Hari ini, lima tahun lalu, tepatnya di hari Jumat, 2 Desember 2016, saya dan beberapa teman ikut "turun ke jalan" berbaur bersama massa lain.
Hujan yang cukup deras membersamai aksi yang terpusat di Monas itu. Aksi Damai 212, begitu orang-orang menamainya, merujuk pada tanggal 2 bulan 12.
Seusai shalat subuh, saya berangkat dari rumah. Sendiri, tanpa suami (belakangan suami saya menyusul). Beberapa teman saya malah menginap di hotel di sekitaran Monas biar tidak terjebak kemacetan.
Beberapa teman yang lain sudah menunggu di Stasiun Gondangdia. Ketika saya naik, kereta yang saya tumpangi dari Stasiun Citayam sudah disesaki penumpang.
Kereta dipenuhi oleh penumpang yang sebagian besar mengenakan "seragam" putih-putih. Semakin ke sana, semakin banyak "teman-teman seperjuangan" yang naik kereta.
Sudah bisa diduga, tanpa perlu bertanya, tujuan mereka sama. Pasti ikut aksi demonstrasi membela Islam. Ketika kereta berhenti di Stasiun Gondangdia, penumpang berhamburan ke luar. Termasuk saya. Seketika isi gerbong sepi.
Lautan manusia hampir memenuhi area Stasiun Gondangdia. Yang untuk berjalan pun agak susah. Pekikan "Allahu Akbar" dan senandung shalawat Nabi tiada henti-hentinya mengalir dari mulut-mulut para demonstran ini.

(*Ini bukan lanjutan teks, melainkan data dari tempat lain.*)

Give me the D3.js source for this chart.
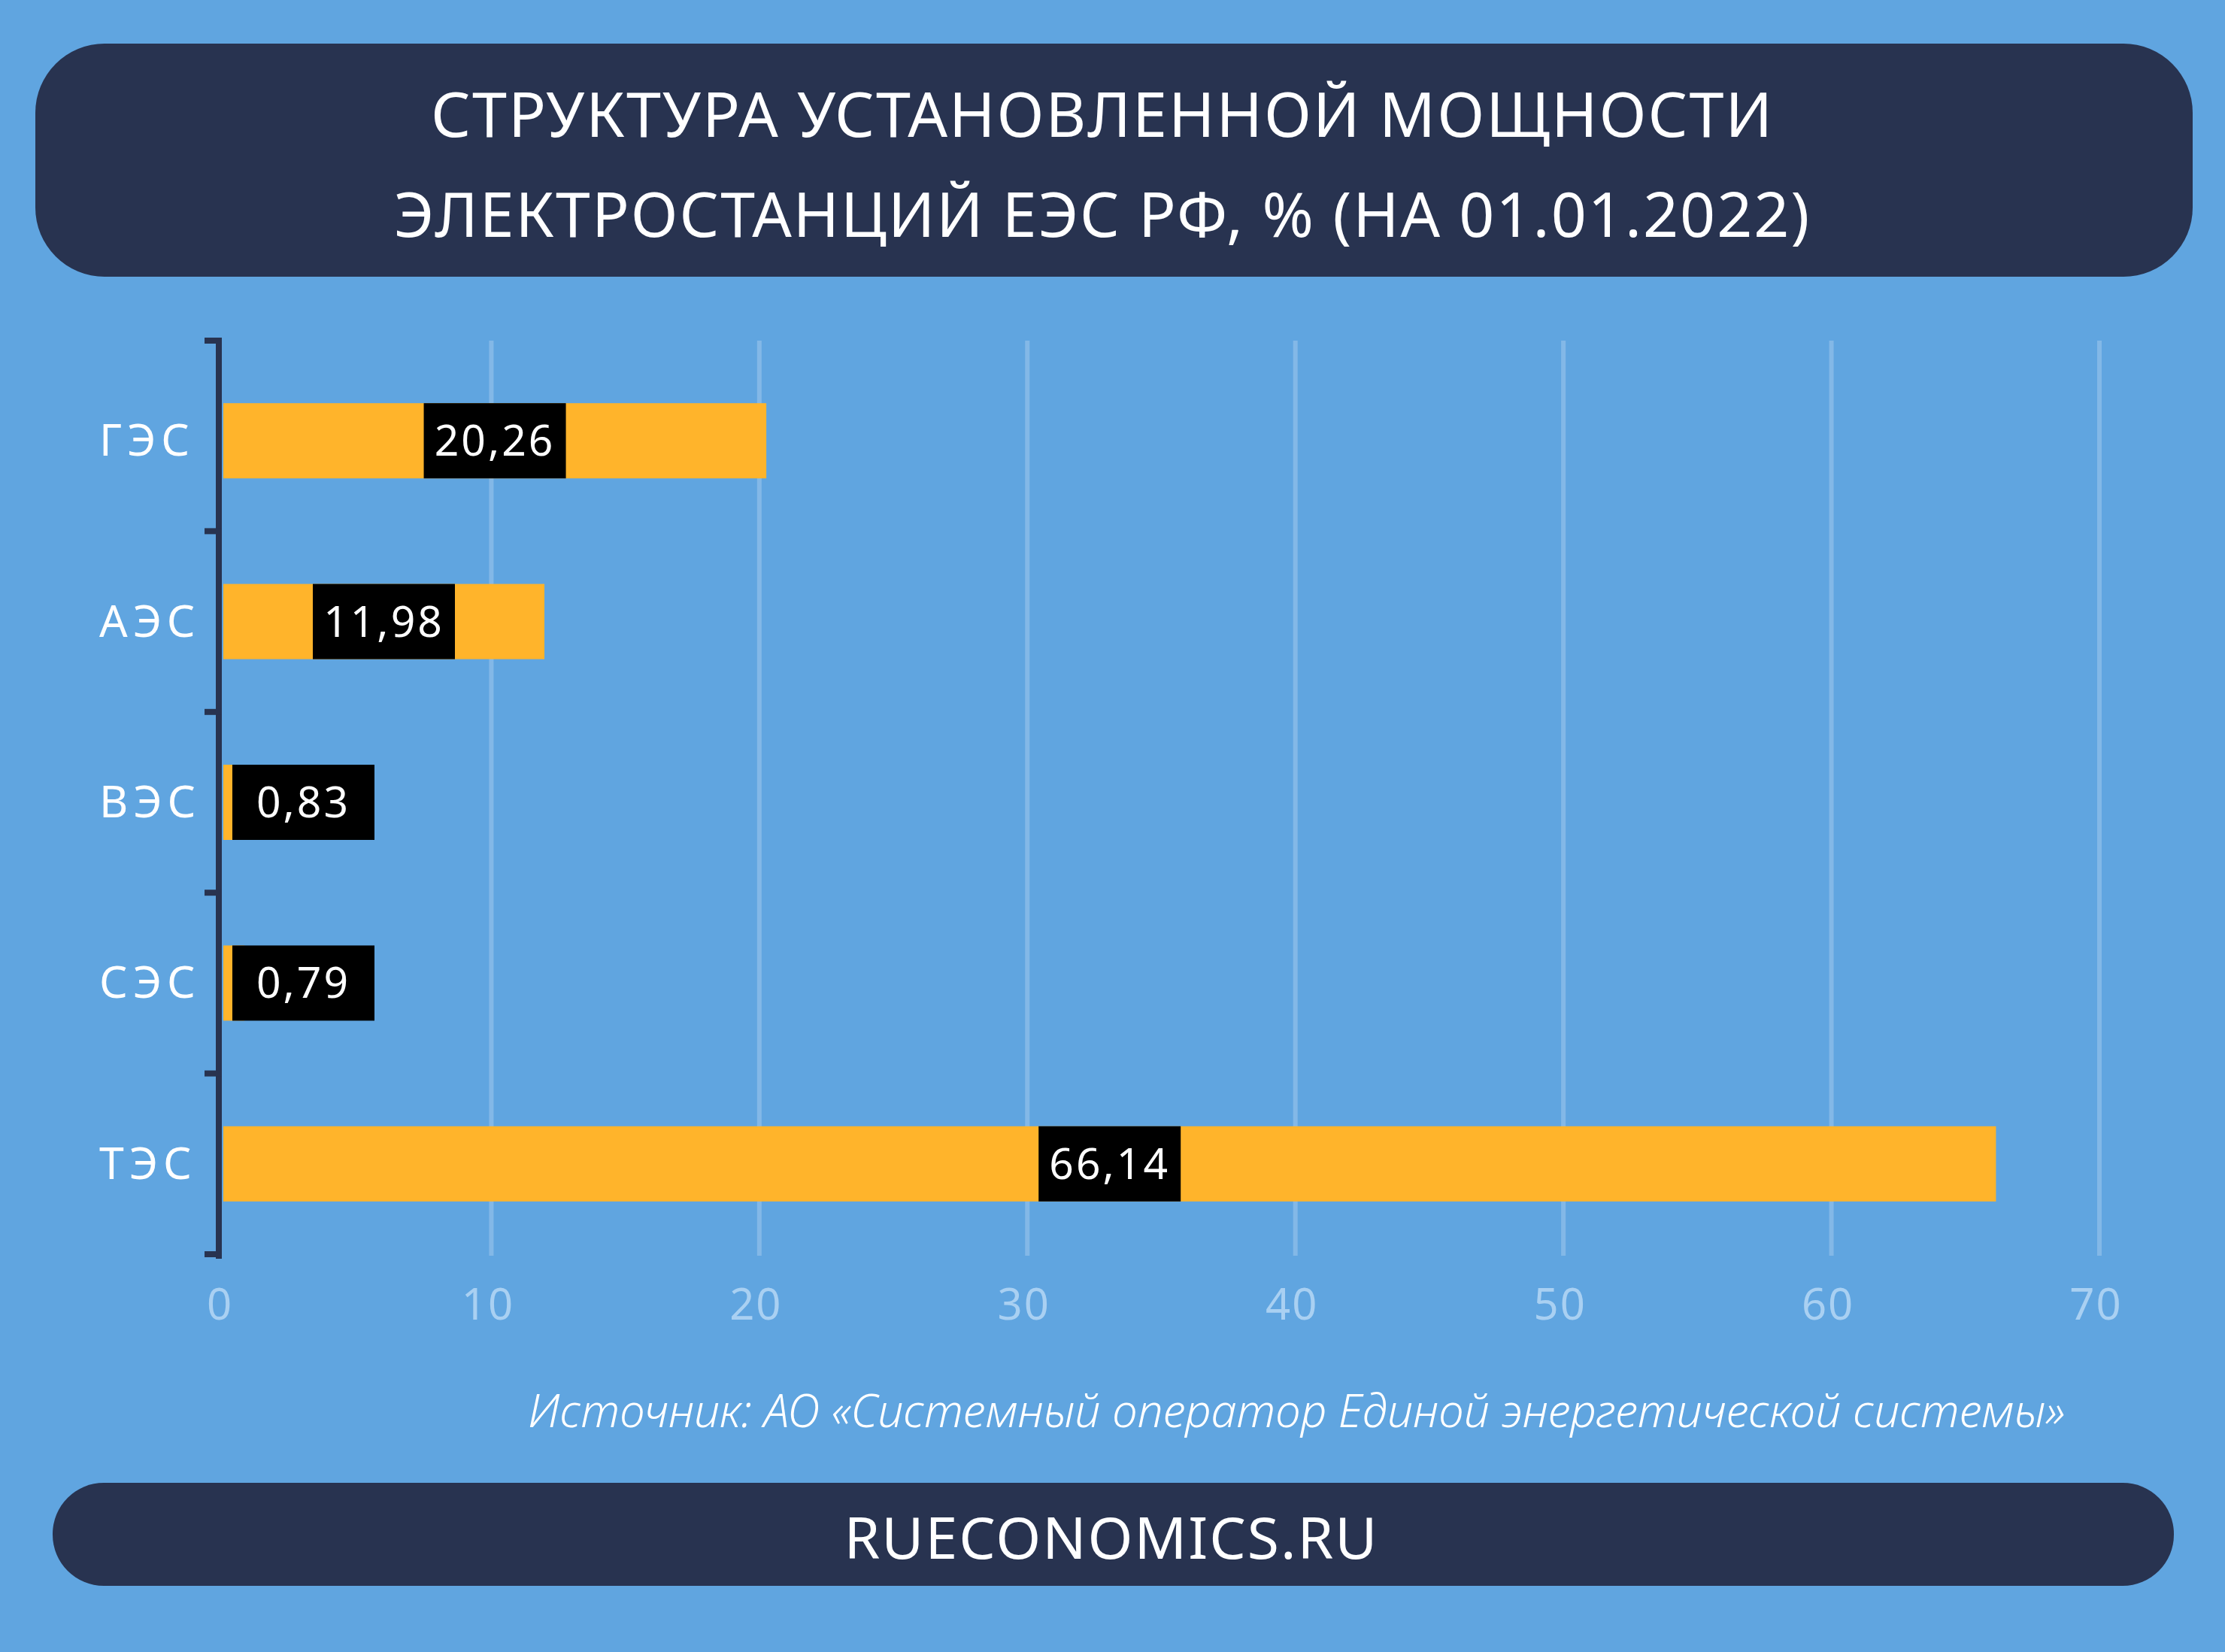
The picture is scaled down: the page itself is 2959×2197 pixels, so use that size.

Saya dan teman-teman berjalan kaki hingga ke Monas. Sementara jalan menuju Istana Merdeka diblokir oleh petugas. Kawat berduri terpasang rapi. Jalan utama di sekitar Thamrin juga dipenuhi lautan manusia yang berasal dari berbagai daerah.
Rizieq Shihab, Ustadz Arifin Ilham, dan Jenderal Polisi Tito Karnavian yang saat itu menjabat Kapolri ikut meramaikan aksi tersebut. Presiden Joko Widodo dan Wakil Presiden Jusuf Kalla pun turut bergabung dan melaksanakan salat Jumat bersama peserta aksi yang lain. Setelahnya hadir pula Amien Rais, Ahmad Dhani, Prabowo,
Aksi itu sendiri dipicu oleh statemen Gubernur DKI Basuki Tjahya Purnama saat kunjungan kerja ke Kepulauan Seribu pada 27 September 2016. Dalam pidatonya, ia mengungkapkan ada sejumlah oknum yang memprovokasi masyarakat untuk tidak mendukungnya.